>> begin DATA SHOWN

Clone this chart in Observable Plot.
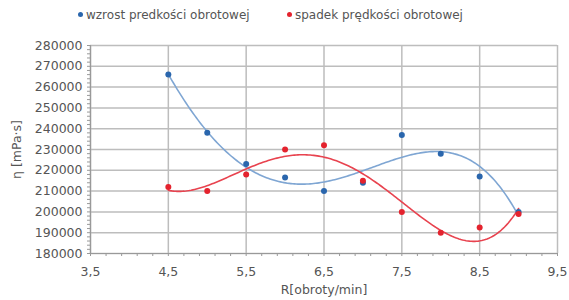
<!DOCTYPE html>
<html><head><meta charset="utf-8">
<script src="https://cdn.jsdelivr.net/npm/d3@7"></script>
<script src="https://cdn.jsdelivr.net/npm/@observablehq/plot@0.6"></script>
<style>
body{margin:0;background:#fff;font-family:"DejaVu Sans",sans-serif;}
#legend{height:30px;position:relative;font-size:12px;color:#555;}
#legend span.item{position:absolute;top:8px;white-space:nowrap;}
#legend i{display:inline-block;width:5px;height:5px;border-radius:50%;margin-right:3px;vertical-align:2px;}
</style></head>
<body>
<div id="legend"></div>
<div id="chart"></div>
<script>
const xs = [4.5, 5.0, 5.5, 6.0, 6.5, 7.0, 7.5, 8.0, 8.5, 9.0];
const wzrost = [266000, 238000, 223000, 216500, 210000, 214000, 237000, 228000, 217000, 200000];
const spadek = [212000, 210000, 218000, 230000, 232000, 215000, 200000, 190000, 192500, 199000];
const seriesNames = ["wzrost predkości obrotowej", "spadek prędkości obrotowej"];
const dotColors = ["#2a66ad", "#e4232e"];
const lineColors = ["#7fa6d3", "#e8434f"];
const xTicks = [3.5, 4.5, 5.5, 6.5, 7.5, 8.5, 9.5];
const yTicks = [180000, 190000, 200000, 210000, 220000, 230000, 240000, 250000, 260000, 270000, 280000];

// polynomial least squares fit (Excel-style trendline, order 4)
function polyFit(x, y, deg) {
  const m = d3.mean(x);
  const n = deg + 1;
  const A = Array.from({length: n}, () => new Array(n + 1).fill(0));
  x.forEach((xv, k) => {
    const t = xv - m;
    for (let i = 0; i < n; i++) {
      for (let j = 0; j < n; j++) A[i][j] += Math.pow(t, i + j);
      A[i][n] += y[k] * Math.pow(t, i);
    }
  });
  for (let c = 0; c < n; c++) {
    let p = c;
    for (let r = c + 1; r < n; r++) if (Math.abs(A[r][c]) > Math.abs(A[p][c])) p = r;
    [A[c], A[p]] = [A[p], A[c]];
    for (let r = 0; r < n; r++) {
      if (r === c) continue;
      const f = A[r][c] / A[c][c];
      for (let k = c; k <= n; k++) A[r][k] -= f * A[c][k];
    }
  }
  const coef = A.map((row, i) => row[n] / row[i]);
  return xv => coef.reduce((s, c, i) => s + c * Math.pow(xv - m, i), 0);
}

const seriesVals = [wzrost, spadek];
const points = [];
const curves = [];
seriesVals.forEach((vals, s) => {
  vals.forEach((v, i) => points.push({x: xs[i], y: v, s}));
  const f = polyFit(xs, vals, 4);
  const x0 = d3.min(xs), x1 = d3.max(xs);
  for (let k = 0; k <= 200; k++) {
    const xv = x0 + (x1 - x0) * k / 200;
    curves.push({x: xv, y: f(xv), s});
  }
});

const legend = document.getElementById("legend");
[78, 287].forEach((left, s) => {
  const el = document.createElement("span");
  el.className = "item";
  el.style.left = left + "px";
  el.innerHTML = `<i style="background:${dotColors[s]}"></i>${seriesNames[s]}`;
  legend.appendChild(el);
});

const fmtX = d => d.toFixed(1).replace(".", ",");
const minorX = d3.range(3.5, 9.5001, 0.2);
const minorY = d3.range(180000, 280001, 2000);

const chart = Plot.plot({
  width: 569,
  height: 270,
  marginTop: 15,
  marginBottom: 47,
  marginLeft: 90,
  marginRight: 12,
  style: {fontFamily: "DejaVu Sans, sans-serif", fontSize: "12.5px", color: "#555"},
  x: {domain: [3.5, 9.5]},
  y: {domain: [180000, 280000]},
  marks: [
    Plot.gridX(xTicks, {stroke: "#bdbdbd", strokeOpacity: 1, strokeWidth: 1.5}),
    Plot.gridY(yTicks, {stroke: "#bdbdbd", strokeOpacity: 1, strokeWidth: 1.5}),
    Plot.axisX(minorX, {tickSize: 3, text: null, stroke: "#999", label: null}),
    Plot.axisY(minorY, {tickSize: 3, text: null, stroke: "#999", label: null}),
    Plot.axisX(xTicks, {tickSize: 0, tickPadding: 14, tickFormat: fmtX, fill: "#555",
      label: "R[obroty/min]", labelAnchor: "center", labelArrow: "none", labelOffset: 40}),
    Plot.axisY(yTicks, {tickSize: 0, tickPadding: 8, tickFormat: d => String(d), fill: "#555",
      label: "η [mPa·s]", labelAnchor: "center", labelArrow: "none", labelOffset: 78}),
    Plot.ruleX([3.5], {stroke: "#999", strokeWidth: 1.2}),
    Plot.ruleY([180000], {stroke: "#999", strokeWidth: 1.2}),
    Plot.line(curves, {x: "x", y: "y", z: "s", stroke: d => lineColors[d.s], strokeWidth: 1.6, curve: "linear"}),
    Plot.dot(points, {x: "x", y: "y", r: 3, fill: d => dotColors[d.s], stroke: "none"})
  ]
});
document.getElementById("chart").appendChild(chart);
</script>
</body></html>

>> end DATA SHOWN

All the lines above are to be given again exactly as they read, with the pictures removed.

**COMPLETE OUTPUT:**
Clone this chart in Observable Plot.
<!DOCTYPE html>
<html><head><meta charset="utf-8">
<script src="https://cdn.jsdelivr.net/npm/d3@7"></script>
<script src="https://cdn.jsdelivr.net/npm/@observablehq/plot@0.6"></script>
<style>
body{margin:0;background:#fff;font-family:"DejaVu Sans",sans-serif;}
#legend{height:30px;position:relative;font-size:12px;color:#555;}
#legend span.item{position:absolute;top:8px;white-space:nowrap;}
#legend i{display:inline-block;width:5px;height:5px;border-radius:50%;margin-right:3px;vertical-align:2px;}
</style></head>
<body>
<div id="legend"></div>
<div id="chart"></div>
<script>
const xs = [4.5, 5.0, 5.5, 6.0, 6.5, 7.0, 7.5, 8.0, 8.5, 9.0];
const wzrost = [266000, 238000, 223000, 216500, 210000, 214000, 237000, 228000, 217000, 200000];
const spadek = [212000, 210000, 218000, 230000, 232000, 215000, 200000, 190000, 192500, 199000];
const seriesNames = ["wzrost predkości obrotowej", "spadek prędkości obrotowej"];
const dotColors = ["#2a66ad", "#e4232e"];
const lineColors = ["#7fa6d3", "#e8434f"];
const xTicks = [3.5, 4.5, 5.5, 6.5, 7.5, 8.5, 9.5];
const yTicks = [180000, 190000, 200000, 210000, 220000, 230000, 240000, 250000, 260000, 270000, 280000];

// polynomial least squares fit (Excel-style trendline, order 4)
function polyFit(x, y, deg) {
  const m = d3.mean(x);
  const n = deg + 1;
  const A = Array.from({length: n}, () => new Array(n + 1).fill(0));
  x.forEach((xv, k) => {
    const t = xv - m;
    for (let i = 0; i < n; i++) {
      for (let j = 0; j < n; j++) A[i][j] += Math.pow(t, i + j);
      A[i][n] += y[k] * Math.pow(t, i);
    }
  });
  for (let c = 0; c < n; c++) {
    let p = c;
    for (let r = c + 1; r < n; r++) if (Math.abs(A[r][c]) > Math.abs(A[p][c])) p = r;
    [A[c], A[p]] = [A[p], A[c]];
    for (let r = 0; r < n; r++) {
      if (r === c) continue;
      const f = A[r][c] / A[c][c];
      for (let k = c; k <= n; k++) A[r][k] -= f * A[c][k];
    }
  }
  const coef = A.map((row, i) => row[n] / row[i]);
  return xv => coef.reduce((s, c, i) => s + c * Math.pow(xv - m, i), 0);
}

const seriesVals = [wzrost, spadek];
const points = [];
const curves = [];
seriesVals.forEach((vals, s) => {
  vals.forEach((v, i) => points.push({x: xs[i], y: v, s}));
  const f = polyFit(xs, vals, 4);
  const x0 = d3.min(xs), x1 = d3.max(xs);
  for (let k = 0; k <= 200; k++) {
    const xv = x0 + (x1 - x0) * k / 200;
    curves.push({x: xv, y: f(xv), s});
  }
});

const legend = document.getElementById("legend");
[78, 287].forEach((left, s) => {
  const el = document.createElement("span");
  el.className = "item";
  el.style.left = left + "px";
  el.innerHTML = `<i style="background:${dotColors[s]}"></i>${seriesNames[s]}`;
  legend.appendChild(el);
});

const fmtX = d => d.toFixed(1).replace(".", ",");
const minorX = d3.range(3.5, 9.5001, 0.2);
const minorY = d3.range(180000, 280001, 2000);

const chart = Plot.plot({
  width: 569,
  height: 270,
  marginTop: 15,
  marginBottom: 47,
  marginLeft: 90,
  marginRight: 12,
  style: {fontFamily: "DejaVu Sans, sans-serif", fontSize: "12.5px", color: "#555"},
  x: {domain: [3.5, 9.5]},
  y: {domain: [180000, 280000]},
  marks: [
    Plot.gridX(xTicks, {stroke: "#bdbdbd", strokeOpacity: 1, strokeWidth: 1.5}),
    Plot.gridY(yTicks, {stroke: "#bdbdbd", strokeOpacity: 1, strokeWidth: 1.5}),
    Plot.axisX(minorX, {tickSize: 3, text: null, stroke: "#999", label: null}),
    Plot.axisY(minorY, {tickSize: 3, text: null, stroke: "#999", label: null}),
    Plot.axisX(xTicks, {tickSize: 0, tickPadding: 14, tickFormat: fmtX, fill: "#555",
      label: "R[obroty/min]", labelAnchor: "center", labelArrow: "none", labelOffset: 40}),
    Plot.axisY(yTicks, {tickSize: 0, tickPadding: 8, tickFormat: d => String(d), fill: "#555",
      label: "η [mPa·s]", labelAnchor: "center", labelArrow: "none", labelOffset: 78}),
    Plot.ruleX([3.5], {stroke: "#999", strokeWidth: 1.2}),
    Plot.ruleY([180000], {stroke: "#999", strokeWidth: 1.2}),
    Plot.line(curves, {x: "x", y: "y", z: "s", stroke: d => lineColors[d.s], strokeWidth: 1.6, curve: "linear"}),
    Plot.dot(points, {x: "x", y: "y", r: 3, fill: d => dotColors[d.s], stroke: "none"})
  ]
});
document.getElementById("chart").appendChild(chart);
</script>
</body></html>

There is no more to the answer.